## RAW DATA
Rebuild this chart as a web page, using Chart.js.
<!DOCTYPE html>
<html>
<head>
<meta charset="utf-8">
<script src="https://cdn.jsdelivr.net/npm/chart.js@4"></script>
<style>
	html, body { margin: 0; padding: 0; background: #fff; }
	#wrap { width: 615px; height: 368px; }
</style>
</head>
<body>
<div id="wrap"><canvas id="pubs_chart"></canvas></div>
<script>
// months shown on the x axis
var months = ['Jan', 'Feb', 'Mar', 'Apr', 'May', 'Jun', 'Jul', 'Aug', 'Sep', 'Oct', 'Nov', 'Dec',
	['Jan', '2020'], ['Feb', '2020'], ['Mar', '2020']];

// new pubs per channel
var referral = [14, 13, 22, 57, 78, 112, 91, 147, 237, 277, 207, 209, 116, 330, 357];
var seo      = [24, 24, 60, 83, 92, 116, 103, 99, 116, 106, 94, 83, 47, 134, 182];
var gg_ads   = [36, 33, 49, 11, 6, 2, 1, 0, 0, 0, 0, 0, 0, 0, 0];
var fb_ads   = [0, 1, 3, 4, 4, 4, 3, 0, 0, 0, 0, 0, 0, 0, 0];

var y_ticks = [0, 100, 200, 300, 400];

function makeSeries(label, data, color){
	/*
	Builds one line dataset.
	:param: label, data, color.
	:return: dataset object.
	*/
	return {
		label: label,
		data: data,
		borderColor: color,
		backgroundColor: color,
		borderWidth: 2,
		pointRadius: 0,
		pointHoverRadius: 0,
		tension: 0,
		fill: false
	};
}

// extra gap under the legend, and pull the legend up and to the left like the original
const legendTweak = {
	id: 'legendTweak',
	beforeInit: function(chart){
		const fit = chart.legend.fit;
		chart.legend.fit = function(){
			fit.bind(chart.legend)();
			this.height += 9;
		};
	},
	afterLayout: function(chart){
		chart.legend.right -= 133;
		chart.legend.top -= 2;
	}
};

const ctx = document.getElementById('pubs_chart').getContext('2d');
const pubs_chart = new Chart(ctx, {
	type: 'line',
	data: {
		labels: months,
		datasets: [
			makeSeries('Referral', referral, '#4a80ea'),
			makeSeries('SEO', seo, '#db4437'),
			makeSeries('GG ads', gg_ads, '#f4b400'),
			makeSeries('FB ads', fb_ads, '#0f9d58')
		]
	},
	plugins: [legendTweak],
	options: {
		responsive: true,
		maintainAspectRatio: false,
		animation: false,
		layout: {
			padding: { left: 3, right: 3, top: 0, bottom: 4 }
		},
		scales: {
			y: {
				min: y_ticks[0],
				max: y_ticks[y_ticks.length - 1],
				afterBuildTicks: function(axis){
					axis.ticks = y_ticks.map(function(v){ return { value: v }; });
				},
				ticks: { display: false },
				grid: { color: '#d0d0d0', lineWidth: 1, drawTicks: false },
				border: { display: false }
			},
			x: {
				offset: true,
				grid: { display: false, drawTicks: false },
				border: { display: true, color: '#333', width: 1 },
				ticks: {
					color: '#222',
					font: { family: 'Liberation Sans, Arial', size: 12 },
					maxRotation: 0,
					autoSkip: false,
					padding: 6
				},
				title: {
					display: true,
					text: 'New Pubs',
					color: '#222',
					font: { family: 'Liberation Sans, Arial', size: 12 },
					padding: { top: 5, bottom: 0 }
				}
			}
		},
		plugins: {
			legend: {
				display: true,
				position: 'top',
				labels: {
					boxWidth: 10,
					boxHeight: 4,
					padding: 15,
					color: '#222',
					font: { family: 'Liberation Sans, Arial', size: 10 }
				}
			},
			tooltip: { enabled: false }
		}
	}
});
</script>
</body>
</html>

## INSTRUCTION
Each line that contains the word "this" counts toward the total; give only that total.

## SOLUTION TO THE PROBLEM
2